MAGs from binning metagenomes

What is a MAG?

A MAG (metagenome-assembled genome) is a putative genome, reconstructed from metagenomic data. Because these genomes do not derive from a clonal culture they typically represent a consensus of the genomes of many closely related cells in one or more metagenomic samples, and for this reason they are sometimes called population genomes. It is important to remember that, because of the way MAGs are inferred from the data, the resulting sequence is usually fragmentary and may not accurately represent the genome of any cell in the community. It is merely an average estimate, and there are well-known problems with taking averages, see for example the wikipedia page on Simpson's paradox to get an idea of how averages can go wrong.

What is a good MAG?

The international genomics community has made an effort to define quality standards for MAGs via the Minimum Information about a Metagenome Assembled Genome (MIMAG) standards. The basic idea is to require that a MAG possess a certain minimum level of estimated completeness and maximal level of estimated contamination for it to be considered as one of "Low-quality", "Medium-quality", "High-quality", or "Finished". See Table 1 in the above-linked paper for the full details. Generally speaking it is hard to achieve "High-quality" and nearly impossible to get "Finished" with short read sequencing data alone. Long read metagenome data has been shown to produce results in these categories, although it can be difficult to obtain sufficient DNA for those methods, and they currently remain more expensive than short read sequencing.

Making MAGs

The process of reconstructing genomes from a metagenome is often referred to as metagenome binning or just binning, from the process of assigning contigs to one 'bin' per genome. There are many binning tools available to extract MAGs from metagenome assemblies. When timeseries data is available, MetaBAT2 is a good choice because it is both easy to use and offers good performance. MetaBAT2 can be installed via conda as follows:

Install MetaBAT2

conda install -y -n workshop metabat2

MetaBAT2 input data

As input, MetaBAT2 requires reads from each of the shotgun metagenome samples to be mapped back to the metagenome assembly. We will not cover the read mapping process in this tutorial, but it can be carried out using standard mapping software such as bwa mem or bowtie2. Be sure to sort and index the bam files with samtools prior to running metabat.

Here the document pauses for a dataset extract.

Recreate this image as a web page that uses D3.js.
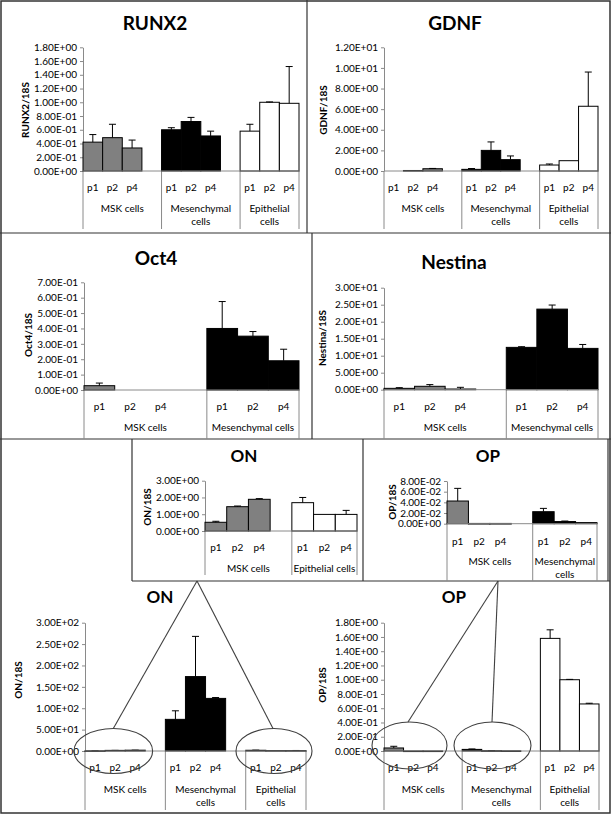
<!DOCTYPE html>
<html><head><meta charset="utf-8">
<script src="https://cdn.jsdelivr.net/npm/d3@7"></script>
<style>
body{margin:0;background:#fff}
svg{display:block}
text{font-family:Lato,"Open Sans","Liberation Sans",sans-serif;fill:#000}
</style>
</head><body>
<svg id="c" width="611" height="815"></svg>
<script>
// ---------------- DATA ----------------
const passages = ["p1", "p2", "p4"];

// RUNX2
const runx2Groups = ["MSK cells", "Mesenchymal\ncells", "Epithelial\ncells"];
const runx2Values = [[0.42, 0.485, 0.335], [0.60, 0.72, 0.51], [0.58, 1.00, 0.985]];
const runx2Errors = [[0.11, 0.195, 0.115], [0.03, 0.06, 0.07], [0.10, 0.005, 0.535]];
const runx2Ticks = [0, 0.2, 0.4, 0.6, 0.8, 1.0, 1.2, 1.4, 1.6, 1.8];

// GDNF
const gdnfGroups = ["MSK cells", "Mesenchymal\ncells", "Epithelial\ncells"];
const gdnfValues = [[0.0, 0.05, 0.22], [0.16, 2.0, 1.1], [0.58, 1.0, 6.28]];
const gdnfErrors = [[0, 0, 0.03], [0.08, 0.82, 0.36], [0.1, 0, 3.32]];
const gdnfTicks = [0, 2, 4, 6, 8, 10, 12];

// Oct4
const oct4Groups = ["MSK cells", "Mesenchymal cells"];
const oct4Values = [[0.028, 0, 0], [0.40, 0.35, 0.19]];
const oct4Errors = [[0.017, 0, 0], [0.175, 0.03, 0.075]];
const oct4Ticks = [0, 0.1, 0.2, 0.3, 0.4, 0.5, 0.6, 0.7];

// Nestina
const nestinaGroups = ["MSK cells", "Mesenchymal cells"];
const nestinaValues = [[0.4, 1.0, 0.2], [12.45, 23.7, 12.15]];
const nestinaErrors = [[0.2, 0.5, 0.5], [0.2, 1.2, 1.15]];
const nestinaTicks = [0, 5, 10, 15, 20, 25, 30];

// ON (shared MSK / Epithelial values, Mesenchymal values)
const onMskValues = [0.52, 1.45, 1.89];
const onMskErrors = [0.06, 0.04, 0.04];
const onEpiValues = [1.69, 0.99, 0.99];
const onEpiErrors = [0.31, 0, 0.24];
const onMesValues = [74, 174, 123];
const onMesErrors = [20, 94, 2];
const onInsetGroups = ["MSK cells", "Epithelial cells"];
const onInsetTicks = [0, 1, 2, 3];
const onGroups = ["MSK cells", "Mesenchymal\ncells", "Epithelial\ncells"];
const onTicks = [0, 50, 100, 150, 200, 250, 300];

// OP
const opMskValues = [0.0425, 0.0005, 0.0005];
const opMskErrors = [0.0237, 0, 0];
const opMesValues = [0.0225, 0.004, 0.002];
const opMesErrors = [0.0062, 0.001, 0];
const opEpiValues = [1.58, 1.0, 0.66];
const opEpiErrors = [0.12, 0.005, 0.01];
const opInsetGroups = ["MSK cells", "Mesenchymal\ncells"];
const opInsetTicks = [0, 0.02, 0.04, 0.06, 0.08];
const opGroups = ["MSK cells", "Mesenchymal\ncells", "Epithelial\ncells"];
const opTicks = [0, 0.2, 0.4, 0.6, 0.8, 1.0, 1.2, 1.4, 1.6, 1.8];

// ---------------- DRAWING ----------------
const svg = d3.select("#c");
const AXIS = "#8a8a8a";
const cellFill = {"MSK cells": "#808080", "Mesenchymal cells": "#000000", "Epithelial cells": "#ffffff"};

function sci(v) {
  if (Math.abs(v) < 1e-12) return "0.00E+00";
  const e = Math.floor(Math.log10(Math.abs(v)) + 1e-9);
  const m = v / Math.pow(10, e);
  return m.toFixed(2) + "E" + (e < 0 ? "-" : "+") + String(Math.abs(e)).padStart(2, "0");
}

function drawPanel(p) {
  const L = p.layout;
  const g = svg.append("g");
  const slots = [];
  p.groups.forEach((gr, gi) => {
    passages.forEach(ps => slots.push(gi + "|" + ps));
    if (gi < p.groups.length - 1) slots.push(gi + "|gap");
  });
  const x = d3.scaleBand().domain(slots).range([L.x0, L.x1]).padding(0);
  const y = d3.scaleLinear().domain([0, d3.max(p.ticks)]).range([L.y0, L.yTop]);

  // title
  g.append("text").attr("x", L.titleX).attr("y", L.titleY)
    .attr("text-anchor", "middle").attr("font-weight", "bold")
    .attr("font-size", L.titleSize).text(p.title);
  // y title
  g.append("text").attr("transform", `translate(${L.yTitleX},${L.yTitleY}) rotate(-90)`)
    .attr("text-anchor", "middle").attr("dominant-baseline", "central")
    .attr("font-weight", "bold").attr("font-size", 10).text(p.yTitle);

  // y axis
  const ax = g.append("g").attr("transform", `translate(${L.x0},0)`)
    .call(d3.axisLeft(y).tickValues(p.ticks).tickFormat(sci).tickSize(3).tickSizeOuter(0).tickPadding(3));
  ax.select(".domain").attr("stroke", AXIS);
  ax.selectAll(".tick line").attr("stroke", AXIS);
  ax.selectAll(".tick text").attr("font-size", 10).attr("font-family", "Lato,'Open Sans',sans-serif").attr("fill", "#000");

  // separators
  const seps = p.groups.map((gr, gi) => x(gi + "|p1"));
  seps.push(L.x1);
  seps.forEach(sx => g.append("line").attr("x1", sx).attr("x2", sx)
    .attr("y1", L.y0).attr("y2", L.sepBottom).attr("stroke", AXIS));

  // bars
  p.groups.forEach((gr, gi) => {
    const key = gr.replace("\n", " ");
    passages.forEach((ps, pi) => {
      const v = p.values[gi][pi];
      const e = p.errors[gi][pi];
      const sx = x(gi + "|" + ps);
      const bw = x.bandwidth();
      if (v > 0) {
        g.append("rect").attr("x", sx).attr("width", bw)
          .attr("y", y(v)).attr("height", Math.max(0.6, L.y0 - y(v)))
          .attr("fill", cellFill[key]).attr("stroke", "#000").attr("stroke-width", 1);
      }
      if (e > 0) {
        const cx = sx + bw / 2;
        g.append("line").attr("x1", cx).attr("x2", cx).attr("y1", y(v)).attr("y2", y(v + e)).attr("stroke", "#000");
        g.append("line").attr("x1", cx - 3.5).attr("x2", cx + 3.5).attr("y1", y(v + e)).attr("y2", y(v + e)).attr("stroke", "#000");
      }
      g.append("text").attr("x", sx + bw / 2).attr("y", L.pY).attr("text-anchor", "middle")
        .attr("font-size", 10).text(ps);
    });
    const gx0 = x(gi + "|p1");
    const gx1 = gi < p.groups.length - 1 ? x((gi + 1) + "|p1") : L.x1;
    gr.split("\n").forEach((line, li) => {
      g.append("text").attr("x", (gx0 + gx1) / 2).attr("y", L.gY + li * 13.5)
        .attr("text-anchor", "middle").attr("font-size", 10).text(line);
    });
  });

  // x baseline
  g.append("line").attr("x1", L.x0).attr("x2", L.x1).attr("y1", L.y0).attr("y2", L.y0).attr("stroke", AXIS);
  return {x, y};
}

// ---------------- FRAMES ----------------
const F = "#333";
function ln(x1, y1, x2, y2, w) {
  svg.append("line").attr("x1", x1).attr("y1", y1).attr("x2", x2).attr("y2", y2)
    .attr("stroke", F).attr("stroke-width", w || 1.2);
}
svg.append("rect").attr("x", 1).attr("y", 1).attr("width", 609).attr("height", 812)
  .attr("fill", "none").attr("stroke", F).attr("stroke-width", 1.5);
ln(0, 233, 611, 233);
ln(307, 0, 307, 233);
ln(312, 233, 312, 439);
ln(0, 439, 611, 439);
ln(132, 439, 132, 581);
ln(363, 439, 363, 581);
ln(608, 439, 608, 581);
ln(132, 581, 610, 581);

// ---------------- PANELS ----------------
drawPanel({title: "RUNX2", yTitle: "RUNX2/18S", groups: runx2Groups, values: runx2Values, errors: runx2Errors, ticks: runx2Ticks,
  layout: {x0: 83, x1: 299, y0: 171, yTop: 47.3, titleX: 155, titleY: 30, titleSize: 19, yTitleX: 25, yTitleY: 110, pY: 190.5, gY: 211.5, sepBottom: 229}});
drawPanel({title: "GDNF", yTitle: "GDNF/18S", groups: gdnfGroups, values: gdnfValues, errors: gdnfErrors, ticks: gdnfTicks,
  layout: {x0: 384, x1: 598, y0: 171, yTop: 47.3, titleX: 455, titleY: 30, titleSize: 19, yTitleX: 323, yTitleY: 110, pY: 190.5, gY: 211.5, sepBottom: 229}});
drawPanel({title: "Oct4", yTitle: "Oct4/18S", groups: oct4Groups, values: oct4Values, errors: oct4Errors, ticks: oct4Ticks,
  layout: {x0: 84, x1: 299, y0: 390, yTop: 282.3, titleX: 156, titleY: 265, titleSize: 19, yTitleX: 28, yTitleY: 335, pY: 410, gY: 431, sepBottom: 439}});
drawPanel({title: "Nestina", yTitle: "Nestina/18S", groups: nestinaGroups, values: nestinaValues, errors: nestinaErrors, ticks: nestinaTicks,
  layout: {x0: 384, x1: 598, y0: 389.7, yTop: 287.7, titleX: 454, titleY: 269, titleSize: 19, yTitleX: 322, yTitleY: 338, pY: 410, gY: 431, sepBottom: 439}});
drawPanel({title: "ON", yTitle: "ON/18S", groups: onInsetGroups, values: [onMskValues, onEpiValues], errors: [onMskErrors, onEpiErrors], ticks: onInsetTicks,
  layout: {x0: 205, x1: 357, y0: 531, yTop: 480.7, titleX: 244, titleY: 462, titleSize: 17, yTitleX: 147, yTitleY: 507, pY: 550.5, gY: 571.5, sepBottom: 575}});
drawPanel({title: "OP", yTitle: "OP/18S", groups: opInsetGroups, values: [opMskValues, opMesValues], errors: [opMskErrors, opMesErrors], ticks: opInsetTicks,
  layout: {x0: 447, x1: 597, y0: 523.7, yTop: 481, titleX: 488, titleY: 462, titleSize: 17, yTitleX: 392, yTitleY: 502, pY: 544.5, gY: 564.5, sepBottom: 581}});
const onB = drawPanel({title: "ON", yTitle: "ON/18S", groups: onGroups, values: [onMskValues, onMesValues, onEpiValues], errors: [onMskErrors, onMesErrors, onEpiErrors], ticks: onTicks,
  layout: {x0: 85, x1: 306, y0: 751, yTop: 622.7, titleX: 160, titleY: 603, titleSize: 17, yTitleX: 18, yTitleY: 680, pY: 770.5, gY: 792.5, sepBottom: 810}});
const opB = drawPanel({title: "OP", yTitle: "OP/18S", groups: opGroups, values: [opMskValues, opMesValues, opEpiValues], errors: [opMskErrors, opMesErrors, opEpiErrors], ticks: opTicks,
  layout: {x0: 384, x1: 599, y0: 751, yTop: 622.7, titleX: 454, titleY: 603, titleSize: 17, yTitleX: 322, yTitleY: 685, pY: 770.5, gY: 792.5, sepBottom: 810}});

// ---------------- CALLOUTS ----------------
const C = "#404040";
function ell(cx, cy, rx, ry) {
  svg.append("ellipse").attr("cx", cx).attr("cy", cy).attr("rx", rx).attr("ry", ry)
    .attr("fill", "none").attr("stroke", C).attr("stroke-width", 1.1);
}
function cl(x1, y1, x2, y2) {
  svg.append("line").attr("x1", x1).attr("y1", y1).attr("x2", x2).attr("y2", y2)
    .attr("stroke", C).attr("stroke-width", 1.1);
}
const onY0 = onB.y(0), opY0 = opB.y(0);
ell(113.3, onY0, 39.3, 22.5);
ell(274, onY0, 38, 22.5);
cl(113.3, onY0 - 22.5, 197, 581);
cl(273, onY0 - 22.5, 197, 581);
ell(409.5, opY0 - 5.5, 37.5, 23.5);
ell(492.5, opY0 - 5.5, 38.5, 23.5);
cl(408, opY0 - 29, 498, 581);
cl(492, opY0 - 29, 498, 581);
</script>
</body></html>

Assuming we have bam files of mapped reads and the metagenome assembly available in a directory called /data/assembly we can compute genome bins as follows:

Analyse the assembled timeseries data-set with runMetaBat.sh

# create a folder for metabat output
mkdir ~/metabat ; cd ~/metabat
# analyze the set of bams against the metagenome
runMetaBat.sh /data/assembly/contigs-fixnames.fa /data/assembly/*.bam 

Depending on how much data you've got this can take a long time to compute. Luckily MetaBAT2 has a good parallel implementation so it can go faster if you run on a large multi-core machine. At the end of the process MetaBAT2 will produce a directory called contigs-fixnames.fa.metabat-bins, which contains one FastA file of contigs for each genome bin that it inferred.